En el otro lado está el verdadero cisma, no de la percepción
sino de la determinación. Cisma de seres que parten de su propia experiencia,
que confían en sus propias percepciones, que vislumbran el horror de lo que se
nos quiere hacer y que no van a conformarse. Seres que emergen en la revuelta
partiendo de sí mismos, como ocurrió con el inicio de los Chalecos Amarillos.
Esto nos exige descifrar las formas rítmicas singulares en los gestos y
heridas, y no “reconocer” ahí una identidad social predefinida. “La vida de la
nueva humanidad está en la revolución, la revolución nace del cisma”, dice el Manifiesto citando
a Bordiga.
Por eso somos llamados a una política marrana.
Salir al encuentro de los Snowden que pueblan el mundo, arriesgarnos a que nos
“decepcionen o maravillen”. Eso hicieron los Zapatistas durante los diez años
previos a su insurrección armada. Prestar atención a esa ligera entonación, a
esos pequeños gestos o sutiles miradas que nos hacen señas en el límite de lo
expresable. “Crear las condiciones de una comunicación de alma a alma. Resistir,
sobre todo, la tentación de cerrarse en un grupo. Hay desertores del espíritu
en todas partes.”
Rosenzweig decía “el Todo es tanto múltiple como unitario.
También el espíritu (este es constructor de puentes y descubridor). ¿Pero el
alma? ¡el alma escrutada! También ella es ‘una vasta tierra’”.
El Manifiesto trata de una venganza en
torno al alma. No un espíritu de venganza lleno de amargura y resentimiento, al
contrario, una “venganza del espíritu” que sopla donde y como quiere, que
contiene la potencia de disolver toda consistencia aparente.
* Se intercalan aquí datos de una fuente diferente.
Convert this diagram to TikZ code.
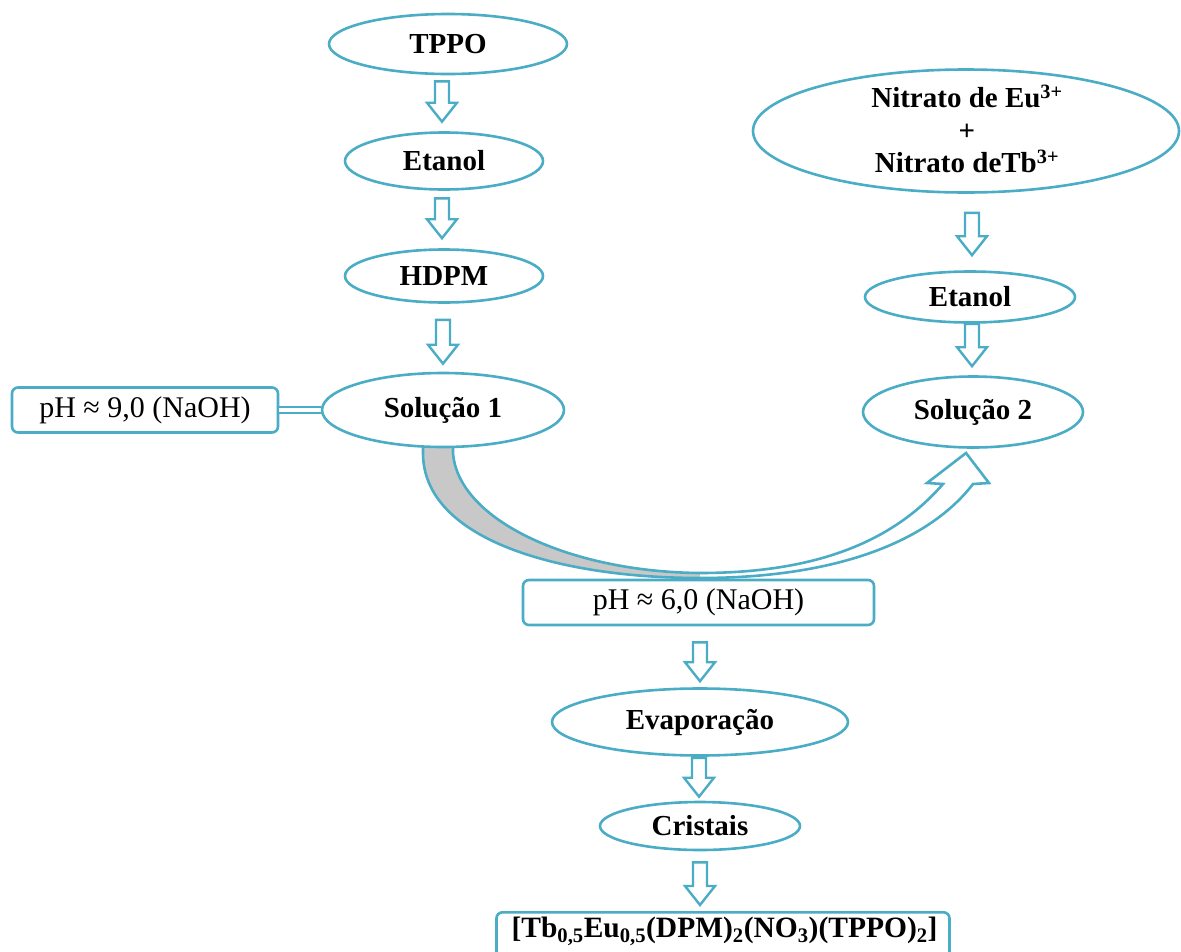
\documentclass[tikz,border=0pt]{standalone}
\usepackage{fontspec}
\setmainfont{Liberation Serif}
\usetikzlibrary{shapes.geometric,calc,backgrounds}
\definecolor{aqua}{RGB}{75,172,198}
\definecolor{ribbon}{RGB}{200,200,200}

% hollow block arrow pointing down, from #1 (top of shaft) to #2 (tip)
\newcommand{\hollowarrow}[2]{%
  \path[hollowline] let \p1=#1, \p2=#2 in
    (\x2-7pt,\y1) -- (\x2+7pt,\y1) -- (\x2+7pt,\y2+19pt) -- (\x2+15pt,\y2+19pt)
    -- (\x2,\y2) -- (\x2-15pt,\y2+19pt) -- (\x2-7pt,\y2+19pt) -- cycle;}

\begin{document}
\begin{tikzpicture}[x=1pt,y=-1pt,
  oval/.style={ellipse, draw=aqua, line width=2.6pt, fill=white, inner sep=0pt,
    font=\bfseries\fontsize{29}{33}\selectfont},
  tag/.style={rectangle, rounded corners=6pt, draw=aqua, line width=2.6pt, fill=white,
    inner sep=0pt, font=\fontsize{30}{34}\selectfont},
  hollowline/.style={draw=aqua, line width=2.4pt, fill=white, line join=miter}]
\useasboundingbox (0,0) rectangle (1181,951);

% left column
\node[oval, minimum width=238pt, minimum height=60pt] (tppo) at (448,44) {TPPO};
\node[oval, minimum width=198pt, minimum height=57pt] (etanolA) at (444,161) {Etanol};
\node[oval, minimum width=198pt, minimum height=53pt] (hdpm) at (444,276) {HDPM};
\node[oval, minimum width=242pt, minimum height=74pt] (sol1) at (443,410) {Solução 1};
\node[tag, minimum width=266pt, minimum height=45pt] (ph9) at (145,410) {pH ≈ 9,0 (NaOH)};

% right column
\node[oval, minimum width=426pt, minimum height=123pt] (nitr) at (966,131) {};
\node[align=center, font=\bfseries\fontsize{29}{32.5}\selectfont] (nitrtxt) at (967,129)
  {Nitrato de Eu\textsuperscript{3+}\\+\\Nitrato deTb\textsuperscript{3+}};
\node[oval, minimum width=210pt, minimum height=51pt] (etanolB) at (970,297) {Etanol};
\node[oval, minimum width=220pt, minimum height=71pt] (sol2) at (973,412) {Solução 2};

% lower column
\node[tag, minimum width=351pt, minimum height=45pt] (ph6) at (698.5,602.5) {pH ≈ 6,0 (NaOH)};
\node[oval, minimum width=296pt, minimum height=67pt] (evap) at (700,722) {Evaporação};
\node[oval, minimum width=200pt, minimum height=48pt] (crist) at (700,826) {Cristais};
\node[tag, minimum width=453pt, minimum height=70pt, anchor=north] (prod) at (723,911) {};
\node[font=\bfseries\fontsize{29.5}{34}\selectfont, anchor=base] (prodtxt) at (724.5,937)
  {[Tb\textsubscript{0,5}Eu\textsubscript{0,5}(DPM)\textsubscript{2}(NO\textsubscript{3})(TPPO)\textsubscript{2}]};

% pH 9 link to solution 1
\draw[aqua, line width=2.4pt, double=white, double distance=3.5pt]
  (ph9.east) -- (ph9.east -| sol1.west);

% curved ribbon arrow from solution 1 to solution 2
\begin{scope}[on background layer]
  \fill[ribbon] (423,440) -- (423,453) .. controls (423,540) and (560,578) .. (700,578)
    -- (700,573) .. controls (570,572) and (458,520) .. (453,453) -- (453,440) -- cycle;
  \fill[white] (700,578) .. controls (840,578) and (930,540) .. (973,484)
    -- (989,483) -- (966,453) -- (927,483) -- (943,484)
    .. controls (890,545) and (810,573) .. (700,573) -- cycle;
  \draw[aqua, line width=2.6pt, line join=miter]
    (423,440) -- (423,453) .. controls (423,540) and (560,578) .. (700,578)
    .. controls (840,578) and (930,540) .. (973,484)
    -- (989,483) -- (966,453) -- (927,483) -- (943,484)
    .. controls (890,545) and (810,573) .. (700,573)
    .. controls (570,572) and (458,520) .. (453,453) -- (453,440);
\end{scope}

% step arrows
\hollowarrow{($(etanolA.north |- tppo.south)+(-2,6)$)}{($(etanolA.north)+(-2,-9.5)$)}
\hollowarrow{($(etanolA.south)+(-2,7.5)$)}{($(hdpm.north)+(-2,-10)$)}
\hollowarrow{($(hdpm.south)+(-2,16)$)}{($(sol1.north)+(0,-8)$)}
\hollowarrow{($(etanolB.north |- nitr.south)+(2,19)$)}{($(etanolB.north)+(2,-15)$)}
\hollowarrow{($(etanolB.south)+(2,0)$)}{($(sol2.north)+(-1,-9)$)}
\hollowarrow{($(evap.north |- ph6.south)+(0,16)$)}{($(evap.north)+(0,-6)$)}
\hollowarrow{($(evap.south)+(0,1)$)}{($(crist.north)+(-1,-4)$)}
\hollowarrow{($(crist.south)+(0,11)$)}{($(prod.north)+(-23,-6)$)}
\end{tikzpicture}
\end{document}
Venganza del
espíritu que, abierto a la multiplicación de vínculos de amistad y en el
esfuerzo de atención a lo que continuamente emerge y se deshace, nos hace así
un alma grande, profunda, sin miedo a lo desconocido y lista para la guerra.
Como dice el Manifiesto, conocemos el
proyecto adversario, sus medios sin medida, sus objetivos abyectos, su
disposición al horror: por eso “la deserción no basta”. Es una guerra la que
nos llama y ahí, como en todo lugar, estar a la altura de lo que nos ocurre.
El libro se presentó ayer en Donostia; hoy 7 de Diciembre se
presenta en Portugalete; el viernes 9 en Madrid; y el sábado 10 en Barcelona.